[WRITTEN REQUEST] Go through the data below line by line and count those containing the word "this". Reply with the count only.

— Start of LISTED RECORDS —

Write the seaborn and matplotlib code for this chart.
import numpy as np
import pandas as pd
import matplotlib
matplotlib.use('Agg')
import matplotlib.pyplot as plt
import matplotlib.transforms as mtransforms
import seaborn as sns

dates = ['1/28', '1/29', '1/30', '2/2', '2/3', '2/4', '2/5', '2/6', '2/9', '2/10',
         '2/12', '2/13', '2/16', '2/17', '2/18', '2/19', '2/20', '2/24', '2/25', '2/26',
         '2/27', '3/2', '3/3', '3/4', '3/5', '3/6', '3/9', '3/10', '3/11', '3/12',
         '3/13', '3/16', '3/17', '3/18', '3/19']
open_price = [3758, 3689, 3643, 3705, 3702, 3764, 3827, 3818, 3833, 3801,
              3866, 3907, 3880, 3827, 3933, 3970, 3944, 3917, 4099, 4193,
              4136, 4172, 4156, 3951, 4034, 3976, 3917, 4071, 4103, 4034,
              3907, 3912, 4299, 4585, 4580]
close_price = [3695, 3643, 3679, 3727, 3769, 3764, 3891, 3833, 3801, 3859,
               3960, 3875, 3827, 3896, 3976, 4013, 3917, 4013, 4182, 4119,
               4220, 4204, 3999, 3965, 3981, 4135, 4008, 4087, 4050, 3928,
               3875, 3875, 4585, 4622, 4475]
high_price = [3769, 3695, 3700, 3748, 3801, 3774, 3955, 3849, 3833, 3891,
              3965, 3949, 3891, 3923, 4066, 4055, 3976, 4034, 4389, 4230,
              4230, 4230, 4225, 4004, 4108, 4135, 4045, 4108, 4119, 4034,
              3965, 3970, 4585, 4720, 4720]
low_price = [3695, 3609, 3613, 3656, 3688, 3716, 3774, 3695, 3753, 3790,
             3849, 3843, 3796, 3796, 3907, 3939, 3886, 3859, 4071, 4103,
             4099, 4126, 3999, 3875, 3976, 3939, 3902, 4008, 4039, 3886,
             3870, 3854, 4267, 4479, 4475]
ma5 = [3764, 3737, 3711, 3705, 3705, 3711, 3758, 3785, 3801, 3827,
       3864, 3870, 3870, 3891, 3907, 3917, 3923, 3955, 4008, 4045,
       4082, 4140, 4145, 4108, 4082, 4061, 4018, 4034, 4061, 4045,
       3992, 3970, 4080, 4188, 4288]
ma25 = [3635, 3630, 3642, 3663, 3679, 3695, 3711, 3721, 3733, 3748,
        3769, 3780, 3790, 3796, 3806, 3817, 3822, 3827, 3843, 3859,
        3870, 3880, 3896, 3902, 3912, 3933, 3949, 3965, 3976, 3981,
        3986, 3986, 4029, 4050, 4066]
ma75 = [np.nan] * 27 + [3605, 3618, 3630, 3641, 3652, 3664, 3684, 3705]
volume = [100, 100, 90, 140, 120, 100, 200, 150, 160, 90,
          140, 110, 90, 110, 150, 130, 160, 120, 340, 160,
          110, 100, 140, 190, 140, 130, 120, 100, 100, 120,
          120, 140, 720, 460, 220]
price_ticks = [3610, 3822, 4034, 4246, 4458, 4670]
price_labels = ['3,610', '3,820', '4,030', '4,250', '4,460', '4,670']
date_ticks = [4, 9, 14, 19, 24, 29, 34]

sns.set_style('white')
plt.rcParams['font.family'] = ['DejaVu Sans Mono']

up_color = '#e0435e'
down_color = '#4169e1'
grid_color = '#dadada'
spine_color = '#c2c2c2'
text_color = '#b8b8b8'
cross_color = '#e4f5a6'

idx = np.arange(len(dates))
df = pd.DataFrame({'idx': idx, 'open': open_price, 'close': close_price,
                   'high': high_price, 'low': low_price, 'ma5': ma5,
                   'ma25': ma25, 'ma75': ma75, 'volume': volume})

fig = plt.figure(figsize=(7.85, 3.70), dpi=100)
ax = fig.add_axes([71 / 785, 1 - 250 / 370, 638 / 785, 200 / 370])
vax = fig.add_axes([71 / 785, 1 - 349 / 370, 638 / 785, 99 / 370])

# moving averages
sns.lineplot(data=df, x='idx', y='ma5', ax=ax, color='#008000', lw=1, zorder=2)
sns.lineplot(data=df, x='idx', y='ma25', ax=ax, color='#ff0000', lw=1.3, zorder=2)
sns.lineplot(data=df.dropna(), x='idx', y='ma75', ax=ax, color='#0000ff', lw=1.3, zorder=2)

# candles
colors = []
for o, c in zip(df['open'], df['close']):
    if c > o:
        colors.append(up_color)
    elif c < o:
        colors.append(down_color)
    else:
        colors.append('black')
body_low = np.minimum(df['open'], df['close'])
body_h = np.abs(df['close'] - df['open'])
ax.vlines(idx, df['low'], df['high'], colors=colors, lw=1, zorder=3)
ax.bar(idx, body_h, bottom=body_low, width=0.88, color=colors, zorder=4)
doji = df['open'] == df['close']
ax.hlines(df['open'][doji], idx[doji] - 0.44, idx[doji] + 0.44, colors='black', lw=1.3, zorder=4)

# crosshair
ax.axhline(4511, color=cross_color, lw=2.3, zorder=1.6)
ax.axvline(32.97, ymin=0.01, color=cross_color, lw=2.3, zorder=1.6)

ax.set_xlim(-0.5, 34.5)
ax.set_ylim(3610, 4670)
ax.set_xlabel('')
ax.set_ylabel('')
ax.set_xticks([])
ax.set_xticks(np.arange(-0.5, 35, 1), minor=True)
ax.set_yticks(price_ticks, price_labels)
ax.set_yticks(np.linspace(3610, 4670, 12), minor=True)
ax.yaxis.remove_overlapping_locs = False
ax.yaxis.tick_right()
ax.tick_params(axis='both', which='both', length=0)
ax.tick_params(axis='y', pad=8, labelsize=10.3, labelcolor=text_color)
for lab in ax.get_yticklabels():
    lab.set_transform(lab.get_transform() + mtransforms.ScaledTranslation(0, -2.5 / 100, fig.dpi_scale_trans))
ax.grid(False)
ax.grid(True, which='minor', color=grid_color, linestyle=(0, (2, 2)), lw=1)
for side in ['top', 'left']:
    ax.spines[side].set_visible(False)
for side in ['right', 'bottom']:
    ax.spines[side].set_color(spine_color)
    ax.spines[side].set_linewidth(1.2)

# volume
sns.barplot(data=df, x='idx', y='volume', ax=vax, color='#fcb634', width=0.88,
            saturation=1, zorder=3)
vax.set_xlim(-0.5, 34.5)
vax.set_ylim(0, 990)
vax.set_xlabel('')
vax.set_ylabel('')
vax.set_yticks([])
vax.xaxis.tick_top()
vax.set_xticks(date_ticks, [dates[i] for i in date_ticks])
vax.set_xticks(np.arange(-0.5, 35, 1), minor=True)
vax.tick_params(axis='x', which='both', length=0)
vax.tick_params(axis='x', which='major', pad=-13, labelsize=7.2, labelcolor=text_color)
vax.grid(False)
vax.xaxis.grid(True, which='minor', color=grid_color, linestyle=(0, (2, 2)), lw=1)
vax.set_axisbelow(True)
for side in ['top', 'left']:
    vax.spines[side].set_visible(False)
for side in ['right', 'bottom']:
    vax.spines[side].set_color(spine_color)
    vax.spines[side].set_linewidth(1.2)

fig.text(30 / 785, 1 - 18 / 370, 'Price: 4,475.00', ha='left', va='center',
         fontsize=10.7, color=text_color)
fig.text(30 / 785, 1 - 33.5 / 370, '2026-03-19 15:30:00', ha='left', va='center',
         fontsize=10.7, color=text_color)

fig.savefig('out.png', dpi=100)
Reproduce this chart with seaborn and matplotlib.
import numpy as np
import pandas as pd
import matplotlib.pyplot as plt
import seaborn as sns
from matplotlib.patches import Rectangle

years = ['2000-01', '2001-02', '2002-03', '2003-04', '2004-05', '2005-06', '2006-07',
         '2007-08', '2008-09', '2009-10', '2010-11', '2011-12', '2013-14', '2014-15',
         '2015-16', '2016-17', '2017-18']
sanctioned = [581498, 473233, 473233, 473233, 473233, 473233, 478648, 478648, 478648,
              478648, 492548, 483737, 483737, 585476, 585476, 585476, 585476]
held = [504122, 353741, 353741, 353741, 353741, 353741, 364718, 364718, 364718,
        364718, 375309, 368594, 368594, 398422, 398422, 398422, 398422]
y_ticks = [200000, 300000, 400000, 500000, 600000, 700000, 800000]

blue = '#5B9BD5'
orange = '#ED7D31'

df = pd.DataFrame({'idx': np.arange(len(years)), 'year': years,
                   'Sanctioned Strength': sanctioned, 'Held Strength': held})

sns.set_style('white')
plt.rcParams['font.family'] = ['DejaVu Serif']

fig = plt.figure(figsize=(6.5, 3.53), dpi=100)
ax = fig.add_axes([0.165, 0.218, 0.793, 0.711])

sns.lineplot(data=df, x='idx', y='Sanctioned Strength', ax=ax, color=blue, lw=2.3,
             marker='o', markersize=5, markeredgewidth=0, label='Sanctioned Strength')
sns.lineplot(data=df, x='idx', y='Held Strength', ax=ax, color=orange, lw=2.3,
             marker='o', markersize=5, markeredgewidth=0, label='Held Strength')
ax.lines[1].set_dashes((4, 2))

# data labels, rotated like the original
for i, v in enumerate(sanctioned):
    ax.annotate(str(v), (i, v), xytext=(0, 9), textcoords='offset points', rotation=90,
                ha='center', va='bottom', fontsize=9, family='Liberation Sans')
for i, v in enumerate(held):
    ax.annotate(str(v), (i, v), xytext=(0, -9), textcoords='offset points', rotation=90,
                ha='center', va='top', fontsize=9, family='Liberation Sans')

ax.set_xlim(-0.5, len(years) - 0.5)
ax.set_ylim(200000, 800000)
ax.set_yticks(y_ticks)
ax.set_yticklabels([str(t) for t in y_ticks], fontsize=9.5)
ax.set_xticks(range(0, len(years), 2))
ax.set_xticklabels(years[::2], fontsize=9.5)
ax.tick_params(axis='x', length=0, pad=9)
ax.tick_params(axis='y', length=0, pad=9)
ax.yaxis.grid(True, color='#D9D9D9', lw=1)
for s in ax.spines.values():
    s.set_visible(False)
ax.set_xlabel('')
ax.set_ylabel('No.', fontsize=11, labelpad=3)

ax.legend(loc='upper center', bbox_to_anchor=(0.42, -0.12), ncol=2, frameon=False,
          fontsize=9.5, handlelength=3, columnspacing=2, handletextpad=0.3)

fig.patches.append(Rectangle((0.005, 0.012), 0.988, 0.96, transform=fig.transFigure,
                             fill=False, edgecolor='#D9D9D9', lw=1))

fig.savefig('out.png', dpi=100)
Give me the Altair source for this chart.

— End of LISTED RECORDS —

[WRITTEN ANSWER] 3